# PROVIDED MATERIAL
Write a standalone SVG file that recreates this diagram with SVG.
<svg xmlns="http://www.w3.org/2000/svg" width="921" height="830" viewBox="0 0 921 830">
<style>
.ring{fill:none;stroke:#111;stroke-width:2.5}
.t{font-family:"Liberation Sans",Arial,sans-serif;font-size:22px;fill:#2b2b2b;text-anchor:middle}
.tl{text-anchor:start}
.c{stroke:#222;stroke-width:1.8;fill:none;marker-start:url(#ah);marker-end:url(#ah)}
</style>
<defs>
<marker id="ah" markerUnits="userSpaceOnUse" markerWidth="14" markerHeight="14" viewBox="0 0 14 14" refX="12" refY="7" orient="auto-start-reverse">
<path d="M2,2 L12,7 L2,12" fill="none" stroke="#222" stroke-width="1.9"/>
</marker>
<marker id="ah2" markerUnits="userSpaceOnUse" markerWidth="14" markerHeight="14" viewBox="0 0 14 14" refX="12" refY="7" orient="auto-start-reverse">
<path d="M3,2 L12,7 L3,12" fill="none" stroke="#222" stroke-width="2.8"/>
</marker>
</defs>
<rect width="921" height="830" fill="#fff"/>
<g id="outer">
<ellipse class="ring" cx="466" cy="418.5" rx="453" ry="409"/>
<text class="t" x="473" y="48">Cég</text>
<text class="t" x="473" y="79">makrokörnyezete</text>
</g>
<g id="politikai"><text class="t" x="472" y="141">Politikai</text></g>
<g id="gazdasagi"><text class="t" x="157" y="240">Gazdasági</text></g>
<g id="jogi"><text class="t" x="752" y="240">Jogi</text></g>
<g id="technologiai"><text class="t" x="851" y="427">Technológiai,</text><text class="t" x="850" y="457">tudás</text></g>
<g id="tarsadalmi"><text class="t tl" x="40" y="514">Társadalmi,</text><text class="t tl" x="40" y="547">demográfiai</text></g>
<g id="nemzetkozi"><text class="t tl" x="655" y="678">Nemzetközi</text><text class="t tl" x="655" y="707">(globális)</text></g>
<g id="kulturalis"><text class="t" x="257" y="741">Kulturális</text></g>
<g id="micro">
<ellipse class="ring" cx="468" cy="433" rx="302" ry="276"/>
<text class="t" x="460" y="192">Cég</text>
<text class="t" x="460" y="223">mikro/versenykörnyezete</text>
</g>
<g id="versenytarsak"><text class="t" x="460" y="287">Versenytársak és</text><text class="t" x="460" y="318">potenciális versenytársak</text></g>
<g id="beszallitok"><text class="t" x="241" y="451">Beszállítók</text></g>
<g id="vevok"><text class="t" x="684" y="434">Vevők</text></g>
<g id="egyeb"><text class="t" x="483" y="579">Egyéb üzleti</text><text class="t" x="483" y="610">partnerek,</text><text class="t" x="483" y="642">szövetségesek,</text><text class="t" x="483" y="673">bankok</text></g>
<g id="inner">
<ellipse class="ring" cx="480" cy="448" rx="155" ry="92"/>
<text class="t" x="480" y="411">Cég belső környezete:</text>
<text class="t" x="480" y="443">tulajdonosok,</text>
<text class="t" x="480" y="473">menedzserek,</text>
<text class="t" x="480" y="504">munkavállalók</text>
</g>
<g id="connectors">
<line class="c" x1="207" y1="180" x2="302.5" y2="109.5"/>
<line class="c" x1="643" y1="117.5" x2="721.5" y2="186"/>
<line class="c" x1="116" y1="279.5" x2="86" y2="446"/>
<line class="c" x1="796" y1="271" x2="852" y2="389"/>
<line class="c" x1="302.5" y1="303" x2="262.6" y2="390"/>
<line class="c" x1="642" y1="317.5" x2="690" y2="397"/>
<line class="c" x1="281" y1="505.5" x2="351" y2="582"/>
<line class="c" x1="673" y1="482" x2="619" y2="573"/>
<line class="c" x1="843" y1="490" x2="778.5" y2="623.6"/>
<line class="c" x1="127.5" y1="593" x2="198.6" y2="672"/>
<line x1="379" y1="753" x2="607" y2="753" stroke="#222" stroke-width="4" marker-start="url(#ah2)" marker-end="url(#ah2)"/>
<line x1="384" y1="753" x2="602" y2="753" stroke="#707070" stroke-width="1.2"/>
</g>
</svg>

# INSTRUCTIONS FOR THE TASK
Set down the listing above in full, please, exactly as it appears.

# ANSWER TO THIS TASK
Write a standalone SVG file that recreates this diagram with SVG.
<svg xmlns="http://www.w3.org/2000/svg" width="921" height="830" viewBox="0 0 921 830">
<style>
.ring{fill:none;stroke:#111;stroke-width:2.5}
.t{font-family:"Liberation Sans",Arial,sans-serif;font-size:22px;fill:#2b2b2b;text-anchor:middle}
.tl{text-anchor:start}
.c{stroke:#222;stroke-width:1.8;fill:none;marker-start:url(#ah);marker-end:url(#ah)}
</style>
<defs>
<marker id="ah" markerUnits="userSpaceOnUse" markerWidth="14" markerHeight="14" viewBox="0 0 14 14" refX="12" refY="7" orient="auto-start-reverse">
<path d="M2,2 L12,7 L2,12" fill="none" stroke="#222" stroke-width="1.9"/>
</marker>
<marker id="ah2" markerUnits="userSpaceOnUse" markerWidth="14" markerHeight="14" viewBox="0 0 14 14" refX="12" refY="7" orient="auto-start-reverse">
<path d="M3,2 L12,7 L3,12" fill="none" stroke="#222" stroke-width="2.8"/>
</marker>
</defs>
<rect width="921" height="830" fill="#fff"/>
<g id="outer">
<ellipse class="ring" cx="466" cy="418.5" rx="453" ry="409"/>
<text class="t" x="473" y="48">Cég</text>
<text class="t" x="473" y="79">makrokörnyezete</text>
</g>
<g id="politikai"><text class="t" x="472" y="141">Politikai</text></g>
<g id="gazdasagi"><text class="t" x="157" y="240">Gazdasági</text></g>
<g id="jogi"><text class="t" x="752" y="240">Jogi</text></g>
<g id="technologiai"><text class="t" x="851" y="427">Technológiai,</text><text class="t" x="850" y="457">tudás</text></g>
<g id="tarsadalmi"><text class="t tl" x="40" y="514">Társadalmi,</text><text class="t tl" x="40" y="547">demográfiai</text></g>
<g id="nemzetkozi"><text class="t tl" x="655" y="678">Nemzetközi</text><text class="t tl" x="655" y="707">(globális)</text></g>
<g id="kulturalis"><text class="t" x="257" y="741">Kulturális</text></g>
<g id="micro">
<ellipse class="ring" cx="468" cy="433" rx="302" ry="276"/>
<text class="t" x="460" y="192">Cég</text>
<text class="t" x="460" y="223">mikro/versenykörnyezete</text>
</g>
<g id="versenytarsak"><text class="t" x="460" y="287">Versenytársak és</text><text class="t" x="460" y="318">potenciális versenytársak</text></g>
<g id="beszallitok"><text class="t" x="241" y="451">Beszállítók</text></g>
<g id="vevok"><text class="t" x="684" y="434">Vevők</text></g>
<g id="egyeb"><text class="t" x="483" y="579">Egyéb üzleti</text><text class="t" x="483" y="610">partnerek,</text><text class="t" x="483" y="642">szövetségesek,</text><text class="t" x="483" y="673">bankok</text></g>
<g id="inner">
<ellipse class="ring" cx="480" cy="448" rx="155" ry="92"/>
<text class="t" x="480" y="411">Cég belső környezete:</text>
<text class="t" x="480" y="443">tulajdonosok,</text>
<text class="t" x="480" y="473">menedzserek,</text>
<text class="t" x="480" y="504">munkavállalók</text>
</g>
<g id="connectors">
<line class="c" x1="207" y1="180" x2="302.5" y2="109.5"/>
<line class="c" x1="643" y1="117.5" x2="721.5" y2="186"/>
<line class="c" x1="116" y1="279.5" x2="86" y2="446"/>
<line class="c" x1="796" y1="271" x2="852" y2="389"/>
<line class="c" x1="302.5" y1="303" x2="262.6" y2="390"/>
<line class="c" x1="642" y1="317.5" x2="690" y2="397"/>
<line class="c" x1="281" y1="505.5" x2="351" y2="582"/>
<line class="c" x1="673" y1="482" x2="619" y2="573"/>
<line class="c" x1="843" y1="490" x2="778.5" y2="623.6"/>
<line class="c" x1="127.5" y1="593" x2="198.6" y2="672"/>
<line x1="379" y1="753" x2="607" y2="753" stroke="#222" stroke-width="4" marker-start="url(#ah2)" marker-end="url(#ah2)"/>
<line x1="384" y1="753" x2="602" y2="753" stroke="#707070" stroke-width="1.2"/>
</g>
</svg>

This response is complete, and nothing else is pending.